■DMOの実態と課題
行政の補助金で運営する従来の観光協会は時代遅れのコストセンターだ。
そうした流れで生まれたのが、観光庁が推進する「DMO(観光地域づくり法人)」だ。
現在、観光庁が認定しているDMOは、広域連携DMOが10法人、都道府県DMOが38法人、地域DMOが286法人となっている。そこに現在、候補のDMOを合わせると353法人となっている。
だが制度化して10年経過した今、「名前だけDMO」とか、本当のマーケティング機能を有するのはごく一部で、実態としては観光協会業務(パンフ作成・イベント運営)の延長線に留まる場合が多く、この法人で本当に成果を上げているところは数少ない。
本来DMOが目指す組織は、プロフィットセンターとして、自前で稼ぎつつ地域貢献をすることで、特に地域課題を住民と共に乗り越えるツールとして、さらに地域発意のローカル・ビジネスの創業・起業が育つ環境づくりを進めることが求められる。
最大の課題は財源と人材不足で、行政依存から脱却できていないことだ。
また観光の根幹を担う観光施設や宿泊、飲食、交通、商店街などの多様なプレイヤーとの地域内連携が希薄であることも見逃せない。

■農村RMOの実態と課題
集落規模の縮小や担い手不足(就農者の不足、農業従事者の高齢化)という地域の構造的課題がますます深刻となっている。
この課題解決のため農林水産省は、農村RMO(農村型地域運営組織)を設置する施策を打ち出した。
この組織は小学校区程度をエリアに、農用地保全や地域資源の活用、生活支援という3つの柱をもって地域コミュニティを維持・強化しようとするものだ。
RMOは「地域農業+地域運営+生活支援」という複合的な枠組みを構築し、農業振興や地域づくりのみ枠を超えた活動を想定している点で、「住民福祉の担い手」と「地域の経営を図る」両面宿儺の顔を持つことが特徴的である。
ただしこれも観光DMOと同様に課題は財源と人材不足だ。
農業を核とする活動であっても、農業そのものが収益性・担い手確保という面で厳しい状況にあり、活動を支える財源を含む基盤が脆弱なのだ。

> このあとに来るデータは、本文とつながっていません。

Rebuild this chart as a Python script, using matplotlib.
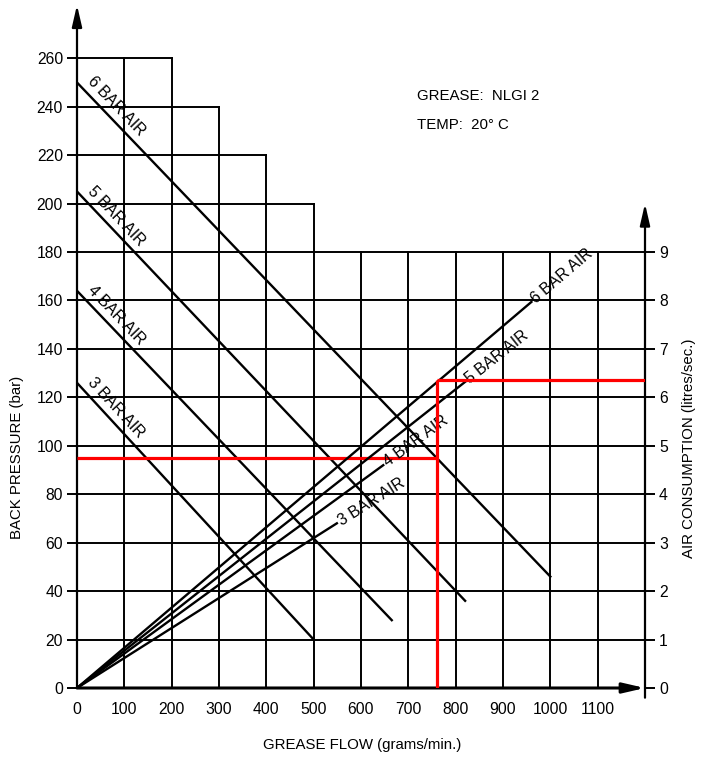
import numpy as np
import matplotlib
matplotlib.use('Agg')
import matplotlib.pyplot as plt
from matplotlib import font_manager

# narrow CAD-like lettering: use a narrow face when there is one
installed = {f.name for f in font_manager.fontManager.ttflist}
if 'Liberation Sans Narrow' in installed:
    FAMILY, FS, FS_TICK = 'Liberation Sans Narrow', 12, 12
else:
    FAMILY, FS, FS_TICK = 'Liberation Sans', 10.8, 11.3
plt.rcParams['font.family'] = [FAMILY, 'DejaVu Sans']

# back pressure curves (bar, left axis) vs grease flow (g/min)
bp_names = ['6 BAR AIR', '5 BAR AIR', '4 BAR AIR', '3 BAR AIR']
bp_start = [250, 205, 164, 126]
bp_end_flow = [1000, 820, 665, 500]
bp_end = [46, 36, 28, 20]

# air consumption curves (litres/sec, right axis) vs grease flow
air_names = ['6 BAR AIR', '5 BAR AIR', '4 BAR AIR', '3 BAR AIR']
air_end_flow = [960, 820, 647, 549]
air_end = [7.97, 6.32, 4.6, 3.4]

# worked example (red)
ex_flow = 760
ex_pressure = 95
ex_air = 6.35

flow_ticks = list(range(0, 1200, 100))
bp_ticks = list(range(0, 280, 20))
air_ticks = list(range(0, 10))

# stepped grid above 180 bar
upper_levels = [200, 220, 240, 260]
upper_reach = [500, 400, 300, 200]

x_max = 1200
y_max = 282
scale = 20  # bar per l/s on the two axes

fig = plt.figure(figsize=(7.09, 7.57), dpi=100)
ax = fig.add_axes([77 / 709, 69 / 757, 568 / 709, 683 / 757])
ax.set_xlim(0, x_max)
ax.set_ylim(0, y_max)
ax2 = ax.twinx()
ax2.set_ylim(0, y_max / scale)

for s in ax.spines.values():
    s.set_visible(False)
for s in ax2.spines.values():
    s.set_visible(False)

gkw = dict(color='black', lw=1.4, zorder=1)
# horizontal grid
for y in bp_ticks[1:]:
    if y <= 180:
        ax.plot([0, x_max], [y, y], **gkw)
    else:
        ax.plot([0, upper_reach[upper_levels.index(y)]], [y, y], **gkw)
# vertical grid
for x in flow_ticks[1:]:
    top = 180
    for lev, reach in zip(upper_levels, upper_reach):
        if x <= reach:
            top = max(top, lev)
    ax.plot([x, x], [0, top], **gkw)

# axes with arrows
akw = dict(arrowstyle='-|>,head_length=1.3,head_width=0.3', mutation_scale=10,
           lw=1.6, color='black', shrinkA=0, shrinkB=0)
ax.annotate('', xy=(0, y_max), xytext=(0, 0), arrowprops=akw, annotation_clip=False)
ax.annotate('', xy=(x_max, 0), xytext=(0, 0), arrowprops=dict(akw, lw=2.2), annotation_clip=False)
ax.annotate('', xy=(x_max, 200), xytext=(x_max, -4), arrowprops=akw, annotation_clip=False)

# back pressure lines with labels
for name, y0, xe, ye in zip(bp_names, bp_start, bp_end_flow, bp_end):
    ax.plot([0, xe], [y0, ye], color='black', lw=1.7, zorder=3)
    data_ang = np.degrees(np.arctan2(ye - y0, xe))
    ang = ax.transData.transform_angles(np.array([data_ang]), np.array([[0, y0]]))[0]
    th = np.radians(ang)
    f0 = 10
    yy = y0 + (ye - y0) * f0 / xe
    off = 3
    ax.annotate(name, xy=(f0, yy), xytext=(-np.sin(th) * off, np.cos(th) * off),
                textcoords='offset points', rotation=ang, rotation_mode='anchor',
                ha='left', va='bottom', fontsize=FS + 0.6, zorder=4)

# air consumption lines with labels
for name, xe, ye in zip(air_names, air_end_flow, air_end):
    ax2.plot([0, xe], [0, ye], color='black', lw=1.7, zorder=3)
    data_ang = np.degrees(np.arctan2(ye, xe))
    ang = ax2.transData.transform_angles(np.array([data_ang]), np.array([[xe, ye]]))[0]
    th = np.radians(ang)
    off = 2
    ax2.annotate(name, xy=(xe, ye), xytext=(np.cos(th) * off, np.sin(th) * off),
                 textcoords='offset points', rotation=ang, rotation_mode='anchor',
                 ha='left', va='center', fontsize=FS + 0.6, zorder=4)

# worked example
rkw = dict(color='#ff0000', lw=2.3, zorder=6, solid_capstyle='butt')
ax.plot([0, ex_flow], [ex_pressure, ex_pressure], **rkw)
ax2.plot([ex_flow, ex_flow], [0, ex_air], **rkw)
ax2.plot([ex_flow, x_max], [ex_air, ex_air], **rkw)

ax.text(719, 244.5, 'GREASE:  NLGI 2', ha='left', va='center', fontsize=FS)
ax.text(719, 232.5, 'TEMP:  20° C', ha='left', va='center', fontsize=FS)

ax.set_xticks(flow_ticks)
ax.set_yticks(bp_ticks)
ax2.set_yticks(air_ticks)
ax.tick_params(axis='x', length=0, pad=10, labelsize=FS_TICK)
ax.tick_params(axis='y', length=7, width=1.4, pad=3, labelsize=FS_TICK, direction='out')
ax2.tick_params(axis='y', length=7, width=1.4, pad=3, labelsize=FS_TICK, direction='out')

fig.text(17 / 709, 1 - 457 / 757, 'BACK PRESSURE (bar)', rotation=90,
         ha='center', va='center', fontsize=FS)
fig.text(689 / 709, 1 - 448 / 757, 'AIR CONSUMPTION (litres/sec.)', rotation=90,
         ha='center', va='center', fontsize=FS)
fig.text(362 / 709, 1 - 745 / 757, 'GREASE FLOW (grams/min.)',
         ha='center', va='center', fontsize=FS)

fig.savefig('out.png', dpi=100)
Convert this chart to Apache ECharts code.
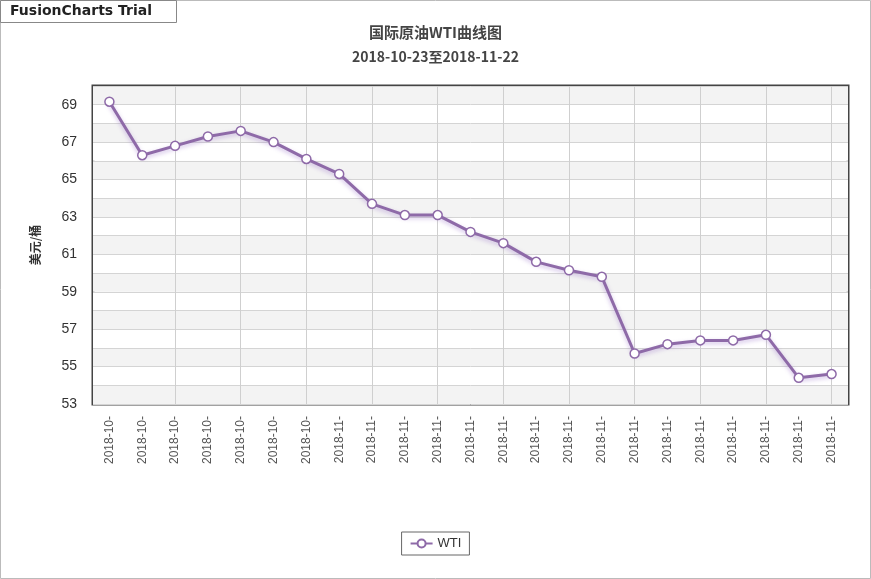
<!DOCTYPE html>
<html><head><meta charset="utf-8">
<script src="https://cdn.jsdelivr.net/npm/echarts@6/dist/echarts.min.js"></script>
<style>html,body{margin:0;padding:0;background:#fff}#c{width:871px;height:579px}</style>
</head><body><div id="c"></div>
<script>
const categories = ['2018-10-23','2018-10-24','2018-10-25','2018-10-26','2018-10-29','2018-10-30','2018-10-31','2018-11-01','2018-11-02','2018-11-05','2018-11-06','2018-11-07','2018-11-08','2018-11-09','2018-11-12','2018-11-13','2018-11-14','2018-11-15','2018-11-16','2018-11-19','2018-11-20','2018-11-21','2018-11-22'];
const wti = [69.16,66.3,66.8,67.3,67.6,67.0,66.1,65.3,63.7,63.1,63.1,62.2,61.6,60.6,60.15,59.8,55.7,56.2,56.4,56.4,56.7,54.4,54.6];
const yTicks = [53,55,57,59,61,63,65,67,69];
const chart = echarts.init(document.getElementById('c'));
const font = "'Noto Sans CJK SC', 'DejaVu Sans', sans-serif";
const vLines = categories.map((c,i)=>i).filter(i=>i>0 && i%2===0).map(i=>({xAxis:i}));
chart.setOption({
  backgroundColor:'#fff',
  animation:false,
  title:{text:'国际原油WTI曲线图',subtext:'2018-10-23至2018-11-22',left:'center',top:20,itemGap:10,
    textStyle:{fontSize:15,fontWeight:'bold',color:'#444',fontFamily:font},
    subtextStyle:{fontSize:14,fontWeight:'bold',color:'#444',fontFamily:font}},
  graphic:[
    {type:'rect',shape:{x:0.5,y:0.5,width:870,height:578},style:{fill:'none',stroke:'#bbb',lineWidth:1}},
    {type:'rect',shape:{x:0.5,y:0.5,width:176,height:22},style:{fill:'#fff',stroke:'#888',lineWidth:1}},
    {type:'text',left:10,top:4,style:{text:'FusionCharts Trial',fontSize:14,fontWeight:'bold',fill:'#222',fontFamily:'DejaVu Sans'}}
  ],
  legend:{bottom:24,left:'center',data:['WTI'],itemWidth:22,itemHeight:10,
    borderColor:'#666',borderWidth:1,padding:[5,8],textStyle:{fontSize:13,color:'#333'}},
  grid:{left:93,right:23,top:86,bottom:175,show:true,borderColor:'#444',borderWidth:3,backgroundColor:'transparent'},
  xAxis:{type:'value',min:-0.5,max:22.5,interval:0.5,
    axisLine:{show:false},axisTick:{show:false},
    splitLine:{show:false},
    axisLabel:{rotate:90,margin:12,color:'#555',fontSize:12,
      formatter:function(v){const i=Math.round(v);return (Math.abs(v-i)<1e-6&&categories[i])?categories[i].slice(0,8):'';}}},
  yAxis:{type:'value',min:53,max:70,interval:1,name:'美元/桶',nameLocation:'middle',nameGap:52,nameRotate:90,
    nameTextStyle:{fontSize:12,fontWeight:'bold',color:'#333',fontFamily:font},
    axisLine:{show:false},axisTick:{show:false},
    axisLabel:{color:'#333',fontSize:14,margin:16,formatter:function(v){return yTicks.indexOf(v)>=0?String(v):'';}},
    splitLine:{lineStyle:{color:'#d4d4d4'}},
    splitArea:{show:true,areaStyle:{color:['#f3f3f3','#ffffff']}}},
  series:[{name:'WTI',type:'line',data:wti.map((v,i)=>[i,v]),symbol:'circle',symbolSize:9,z:3,
    lineStyle:{color:'#8e6aa8',width:3,shadowColor:'rgba(150,110,200,0.45)',shadowBlur:4,shadowOffsetY:2},
    itemStyle:{color:'#fff',borderColor:'#8e6aa8',borderWidth:1.5},
    markLine:{silent:true,symbol:'none',label:{show:false},z:1,
      lineStyle:{color:'#cfcfcf',type:'solid',width:1},data:vLines}}]
});
</script></body></html>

また最初の合意形成では、多様な主体の参加が求められる性格上、住民の意識共有や合意形成、運営体制の構築が簡単ではない。
実際の運営面では組織としての収益の確保と持続できる活動と運営が必要であり、どの事業分野で、どのように稼ぐか」が大きな課題であろう。
農林水産省でも現場での制度運用や継続的な支援体制の整備が十分ではないという声は聞いているようだ。

■人は人でしか磨けない
DMOも農村RMOも何かを一緒につくるために動く多様な主体が手を取り合うDH(デスティネーション・ハブ)であることが重要である。
しかし決定的に組織の要となる「地域プロデューサー」不足している。
観光DMOで機能している組織は、外部から人材を誘致したことや行政のサポートが行き届いていたゆえの成功事例だ。
農林水産省も様々な人材育成を重要であるとしてメニューを提示しているが、いずれにしても組織ありきでなく人材誘致や地元人材の育成を図り「稼げる組織」を目指さないといけない。
中間支援組織のプロデューサーは要石である。
人口減や高齢化など喫緊の問題の中で、短期スパンの稼ぎだけでなく、地区に何が必要か、何を優先順位とするのかを整理し、具体的な事業として実践していくことだ。
それは他力本願ではなく自身も努力することが大切だが、周囲の仲間や地区内外の方々に支えられて初めて良い仕事ができる。
組織の成果の全権がその両肩に乗っているばかりで無く、住民個々の思いや夢のパズルを組み合わせ大きな画を描くことができるかが組織の成果に繋がる。
地域や住民に愛情を持ち温かに接することで、行動することで自分や地域を助ける内外の多様な人材還流ができるはずだ。
ようするに「愛あるプロデューサー」であることが勝者となるはずだ。
核となるリーダーやプロデューサーは域内調達率を高めることが望ましい。
地元人材の育成こそ組織や地域の将来にも及ぶ重要案件となるからだ。
だがどうしても人材が見つからなければ、初動段階では外部人材の力を借りることはやむを得ないだろう。
組織の要のプロデューサーは自ら旗を揚げ突っ走るのではなく、地域で共に夢見る住民に旗を持たせ、実践では横から寄り添い、裏から押し上げることが大切である。
とにかくリーダーやスタッフの人材確保でプロジェクトの成果は決まる。
組織とインフラは作った瞬間から崩壊に向かう。
だが歴史文化と自然と人は、育てれば成長に向かうのである。